Like some kind of carcinization in public transport.
I signed up for Via in Chicago but it didn’t quite work out for me. I guess Uber’s network is bigger so high probability of coincidence routes.
(Letting my imagination wander a bit)
If everyone on the highway did this...
Could Uber be more convenient than public tranit?
Would they be able to regularly group passengers so that people are picked up and dropped off nearby?
Could Uber be cheaper than parking garages in large cities?
Could this put such a large dent in the number of cars on the road that traffic moves faster?
Just kidding! This comment reminds me of how Uber's leadership underwent a complete overhaul due to their questionable business practices. It seems like not much has changed, and they're still trying to exploit the public for their own profit.
To learn from them, i can highly recommand: https://www.researchgate.net/publication/321080908_A_REVIEW_...
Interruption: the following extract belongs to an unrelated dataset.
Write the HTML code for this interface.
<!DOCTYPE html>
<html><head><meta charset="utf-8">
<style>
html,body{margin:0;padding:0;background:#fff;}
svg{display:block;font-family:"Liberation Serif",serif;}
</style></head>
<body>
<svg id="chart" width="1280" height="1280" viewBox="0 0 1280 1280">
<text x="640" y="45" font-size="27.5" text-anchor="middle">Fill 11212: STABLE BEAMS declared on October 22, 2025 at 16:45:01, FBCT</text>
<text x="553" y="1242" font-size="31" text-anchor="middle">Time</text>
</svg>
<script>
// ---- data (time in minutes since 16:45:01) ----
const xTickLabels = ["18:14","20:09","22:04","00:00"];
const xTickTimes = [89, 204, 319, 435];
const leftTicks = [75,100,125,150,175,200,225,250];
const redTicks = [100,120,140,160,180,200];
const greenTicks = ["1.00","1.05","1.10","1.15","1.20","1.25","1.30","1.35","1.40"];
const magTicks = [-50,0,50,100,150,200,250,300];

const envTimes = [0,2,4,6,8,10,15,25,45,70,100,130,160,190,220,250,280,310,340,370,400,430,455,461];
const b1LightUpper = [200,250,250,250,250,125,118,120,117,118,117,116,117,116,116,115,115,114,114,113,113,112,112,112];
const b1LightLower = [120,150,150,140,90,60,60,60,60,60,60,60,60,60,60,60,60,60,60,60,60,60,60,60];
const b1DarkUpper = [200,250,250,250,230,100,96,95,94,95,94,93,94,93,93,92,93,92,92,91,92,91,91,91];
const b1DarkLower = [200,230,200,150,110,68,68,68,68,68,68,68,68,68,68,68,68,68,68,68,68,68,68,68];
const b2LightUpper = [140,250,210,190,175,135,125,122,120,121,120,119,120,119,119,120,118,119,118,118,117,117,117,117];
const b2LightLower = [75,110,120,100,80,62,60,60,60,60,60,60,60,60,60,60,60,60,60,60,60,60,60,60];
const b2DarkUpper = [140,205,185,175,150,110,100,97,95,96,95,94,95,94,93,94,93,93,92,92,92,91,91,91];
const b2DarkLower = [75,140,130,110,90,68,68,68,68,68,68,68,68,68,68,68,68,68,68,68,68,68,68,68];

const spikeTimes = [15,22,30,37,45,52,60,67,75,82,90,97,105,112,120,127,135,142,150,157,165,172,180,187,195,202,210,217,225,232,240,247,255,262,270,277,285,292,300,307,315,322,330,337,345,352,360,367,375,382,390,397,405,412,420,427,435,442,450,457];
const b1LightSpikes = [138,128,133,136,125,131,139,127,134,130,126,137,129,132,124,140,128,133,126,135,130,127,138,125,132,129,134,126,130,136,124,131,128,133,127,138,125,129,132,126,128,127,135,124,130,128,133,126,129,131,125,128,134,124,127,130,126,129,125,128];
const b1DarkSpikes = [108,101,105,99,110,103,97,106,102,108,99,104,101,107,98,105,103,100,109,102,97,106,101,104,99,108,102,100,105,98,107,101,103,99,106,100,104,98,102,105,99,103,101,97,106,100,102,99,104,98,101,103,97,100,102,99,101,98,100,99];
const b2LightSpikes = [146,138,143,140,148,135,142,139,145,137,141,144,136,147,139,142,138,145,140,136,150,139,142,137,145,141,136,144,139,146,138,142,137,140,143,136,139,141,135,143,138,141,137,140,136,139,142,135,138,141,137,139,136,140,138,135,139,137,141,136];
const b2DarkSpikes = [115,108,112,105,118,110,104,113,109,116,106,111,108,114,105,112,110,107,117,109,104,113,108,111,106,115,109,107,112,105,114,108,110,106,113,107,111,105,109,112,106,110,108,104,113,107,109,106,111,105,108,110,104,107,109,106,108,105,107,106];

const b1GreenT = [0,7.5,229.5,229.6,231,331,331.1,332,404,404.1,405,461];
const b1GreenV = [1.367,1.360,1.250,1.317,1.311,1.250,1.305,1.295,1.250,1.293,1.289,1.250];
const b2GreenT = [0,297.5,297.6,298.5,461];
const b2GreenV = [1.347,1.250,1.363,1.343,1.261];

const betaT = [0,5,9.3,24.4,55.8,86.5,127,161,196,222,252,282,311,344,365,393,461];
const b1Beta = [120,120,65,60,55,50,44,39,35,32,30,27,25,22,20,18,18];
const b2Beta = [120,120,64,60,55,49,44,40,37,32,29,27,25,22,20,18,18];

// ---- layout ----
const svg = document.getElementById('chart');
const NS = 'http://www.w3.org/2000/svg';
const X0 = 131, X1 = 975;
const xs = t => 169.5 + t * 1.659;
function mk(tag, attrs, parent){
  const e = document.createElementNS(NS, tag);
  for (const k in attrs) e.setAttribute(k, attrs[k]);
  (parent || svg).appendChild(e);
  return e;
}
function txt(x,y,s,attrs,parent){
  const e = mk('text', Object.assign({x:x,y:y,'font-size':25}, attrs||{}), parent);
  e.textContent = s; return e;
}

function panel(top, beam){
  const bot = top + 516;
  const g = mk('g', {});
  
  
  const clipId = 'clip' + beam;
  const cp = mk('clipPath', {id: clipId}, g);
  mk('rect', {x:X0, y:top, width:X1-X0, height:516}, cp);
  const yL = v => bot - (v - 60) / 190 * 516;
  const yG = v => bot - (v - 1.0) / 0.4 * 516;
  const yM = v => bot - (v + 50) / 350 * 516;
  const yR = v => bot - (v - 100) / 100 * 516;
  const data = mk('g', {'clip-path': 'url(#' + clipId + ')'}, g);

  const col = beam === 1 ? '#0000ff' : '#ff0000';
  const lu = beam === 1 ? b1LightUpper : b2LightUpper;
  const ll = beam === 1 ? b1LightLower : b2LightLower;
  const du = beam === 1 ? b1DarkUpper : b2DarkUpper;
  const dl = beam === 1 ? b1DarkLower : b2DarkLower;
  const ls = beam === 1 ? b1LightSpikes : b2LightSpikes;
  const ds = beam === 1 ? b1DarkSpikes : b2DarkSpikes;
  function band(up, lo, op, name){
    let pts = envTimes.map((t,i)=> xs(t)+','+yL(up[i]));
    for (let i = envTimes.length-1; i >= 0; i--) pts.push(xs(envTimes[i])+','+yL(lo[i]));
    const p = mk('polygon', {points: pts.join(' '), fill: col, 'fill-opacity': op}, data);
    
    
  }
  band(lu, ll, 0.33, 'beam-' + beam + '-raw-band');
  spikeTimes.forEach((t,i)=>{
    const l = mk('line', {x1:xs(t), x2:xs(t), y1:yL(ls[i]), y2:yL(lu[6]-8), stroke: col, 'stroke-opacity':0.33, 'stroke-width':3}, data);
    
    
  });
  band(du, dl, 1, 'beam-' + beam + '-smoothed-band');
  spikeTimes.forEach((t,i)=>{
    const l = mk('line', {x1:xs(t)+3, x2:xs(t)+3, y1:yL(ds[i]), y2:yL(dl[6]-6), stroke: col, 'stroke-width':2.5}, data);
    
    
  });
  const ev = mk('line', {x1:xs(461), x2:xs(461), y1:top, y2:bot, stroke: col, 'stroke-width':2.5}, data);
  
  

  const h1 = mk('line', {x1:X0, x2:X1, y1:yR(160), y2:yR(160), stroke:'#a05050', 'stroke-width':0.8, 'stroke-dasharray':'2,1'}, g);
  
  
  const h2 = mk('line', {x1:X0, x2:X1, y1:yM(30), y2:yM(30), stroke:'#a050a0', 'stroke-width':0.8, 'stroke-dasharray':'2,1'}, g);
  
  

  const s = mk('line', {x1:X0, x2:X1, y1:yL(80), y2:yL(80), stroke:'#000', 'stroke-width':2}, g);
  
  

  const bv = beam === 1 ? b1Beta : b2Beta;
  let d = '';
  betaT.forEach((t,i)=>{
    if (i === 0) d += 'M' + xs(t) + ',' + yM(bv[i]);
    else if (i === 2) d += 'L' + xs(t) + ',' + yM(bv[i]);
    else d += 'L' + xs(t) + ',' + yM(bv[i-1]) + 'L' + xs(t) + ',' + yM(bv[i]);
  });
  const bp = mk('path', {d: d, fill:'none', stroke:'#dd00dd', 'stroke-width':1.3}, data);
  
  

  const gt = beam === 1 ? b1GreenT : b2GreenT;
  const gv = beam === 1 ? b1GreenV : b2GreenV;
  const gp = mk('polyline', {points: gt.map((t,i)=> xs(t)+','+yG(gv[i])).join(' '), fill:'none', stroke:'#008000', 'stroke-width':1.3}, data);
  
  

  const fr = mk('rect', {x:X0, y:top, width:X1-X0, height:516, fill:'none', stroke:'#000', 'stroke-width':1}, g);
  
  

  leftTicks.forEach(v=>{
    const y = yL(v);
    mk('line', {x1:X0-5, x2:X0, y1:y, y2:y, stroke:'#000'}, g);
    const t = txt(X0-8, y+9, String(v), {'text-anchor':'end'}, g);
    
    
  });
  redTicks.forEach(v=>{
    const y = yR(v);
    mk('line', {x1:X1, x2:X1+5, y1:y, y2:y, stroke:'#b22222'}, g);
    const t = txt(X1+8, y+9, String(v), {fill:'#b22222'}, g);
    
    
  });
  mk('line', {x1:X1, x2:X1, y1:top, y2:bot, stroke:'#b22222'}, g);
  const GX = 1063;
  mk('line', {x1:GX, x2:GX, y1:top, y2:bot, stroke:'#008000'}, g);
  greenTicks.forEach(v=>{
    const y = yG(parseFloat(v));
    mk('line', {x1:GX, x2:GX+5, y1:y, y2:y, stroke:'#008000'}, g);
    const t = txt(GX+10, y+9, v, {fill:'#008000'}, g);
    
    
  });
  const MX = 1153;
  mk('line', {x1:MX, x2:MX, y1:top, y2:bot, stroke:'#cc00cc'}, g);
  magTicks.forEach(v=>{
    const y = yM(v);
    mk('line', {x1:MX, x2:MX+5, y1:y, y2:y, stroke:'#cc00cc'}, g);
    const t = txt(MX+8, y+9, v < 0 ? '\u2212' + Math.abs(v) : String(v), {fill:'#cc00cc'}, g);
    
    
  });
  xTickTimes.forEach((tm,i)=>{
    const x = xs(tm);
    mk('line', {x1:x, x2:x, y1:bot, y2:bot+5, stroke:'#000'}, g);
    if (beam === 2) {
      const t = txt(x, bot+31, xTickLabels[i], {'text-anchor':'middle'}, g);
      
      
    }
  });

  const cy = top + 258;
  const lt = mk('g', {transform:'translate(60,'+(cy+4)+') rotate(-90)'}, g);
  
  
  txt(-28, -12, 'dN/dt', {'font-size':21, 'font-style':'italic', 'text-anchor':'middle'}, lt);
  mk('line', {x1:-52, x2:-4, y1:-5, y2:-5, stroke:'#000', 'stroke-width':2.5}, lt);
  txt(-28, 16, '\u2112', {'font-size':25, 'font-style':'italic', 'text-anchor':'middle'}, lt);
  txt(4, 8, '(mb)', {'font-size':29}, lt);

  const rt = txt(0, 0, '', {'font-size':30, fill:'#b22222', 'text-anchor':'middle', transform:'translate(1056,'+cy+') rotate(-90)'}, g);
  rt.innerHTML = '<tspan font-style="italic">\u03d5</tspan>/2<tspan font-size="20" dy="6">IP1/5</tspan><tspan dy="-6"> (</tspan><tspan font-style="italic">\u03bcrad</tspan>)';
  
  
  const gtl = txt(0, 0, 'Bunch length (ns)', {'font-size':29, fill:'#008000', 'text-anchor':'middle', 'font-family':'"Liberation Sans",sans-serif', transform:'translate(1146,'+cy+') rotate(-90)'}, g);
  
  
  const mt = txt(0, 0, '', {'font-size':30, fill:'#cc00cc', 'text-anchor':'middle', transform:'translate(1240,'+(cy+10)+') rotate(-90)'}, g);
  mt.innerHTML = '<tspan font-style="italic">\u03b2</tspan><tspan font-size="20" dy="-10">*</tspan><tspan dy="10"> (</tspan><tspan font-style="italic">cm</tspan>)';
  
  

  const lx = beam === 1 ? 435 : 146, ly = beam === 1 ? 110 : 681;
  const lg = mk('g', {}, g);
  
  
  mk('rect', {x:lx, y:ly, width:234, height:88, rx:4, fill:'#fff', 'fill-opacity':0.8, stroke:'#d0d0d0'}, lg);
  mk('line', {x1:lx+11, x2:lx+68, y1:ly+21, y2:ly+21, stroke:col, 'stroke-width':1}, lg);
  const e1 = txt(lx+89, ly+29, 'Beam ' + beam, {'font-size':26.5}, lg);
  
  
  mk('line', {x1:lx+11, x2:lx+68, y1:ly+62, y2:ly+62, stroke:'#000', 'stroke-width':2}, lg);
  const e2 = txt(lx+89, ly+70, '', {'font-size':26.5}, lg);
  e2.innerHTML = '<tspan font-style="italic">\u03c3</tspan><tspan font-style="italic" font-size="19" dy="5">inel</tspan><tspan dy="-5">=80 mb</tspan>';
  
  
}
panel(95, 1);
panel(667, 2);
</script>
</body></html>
>> The commuter shuttles will drive between pre-set stops every 20 minutes ... there will be dozens of routes in each launch city ... To start, riders will only ever have to share the route with up to two other co-riders
This sounds like there are going to be people driving empty cars (and later empty large SUVs) on a loop in already busy and congested areas. Do the drivers at least get paid whether or not they have riders?
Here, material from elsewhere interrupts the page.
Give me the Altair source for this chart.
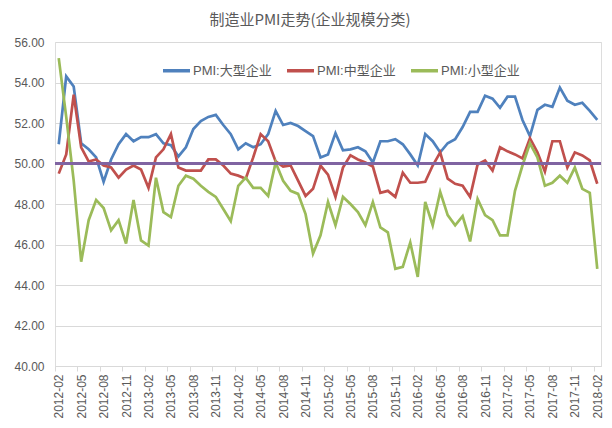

Major US Cities already have services like SuperShuttle and other car pooling for shared rides with people going the same way, as an added bonus, you can get picked up in front of your house -- no "turn-by-turn directions to get them from their house to the corner where they’ll be picked up". This Uber service seems wasteful when they already have shared rides.
In San Francisco, I just hope Mayor Lurie will work to make riding Muni a less intimidating experience. I understand some people still find it convenient, and that’s great—but unfortunately, safety has seriously declined in recent years. Personally, I just can’t bring myself to ride it anymore.
Maybe it’s because I live near a Walgreens, and I often see the same groups of “shoppers” (aka shoplifters) frequently hopping on and off at the same stop I use. It’s hard to feel secure in that environment.
Crime in SF and other big cities have been going way down. If anything, you're probably safer than ever in SF (and other common political targets like NY and Chicago).
Also, how can you know that Muni is more dangerous, if you're too scared to even get on in the first place? Can you really say your fear is based on facts and experience?
San Francisco has always had an edge to it, but it wasn’t nearly as bad as it’s become. I used to play chess at United Nations Plaza—yes, right there at the heart of the Tenderloin—with all kinds of interesting people. It had character, but it wasn’t unsafe like it is now. Things have truly changed, and not for the better.
Note that Uber is not introducing this in Europe or other cities where they have good public transport.
Instead of bus or trams that carry X people at once, reducing congestion, emissions, etc., you still have individual cars carrying one person at a time.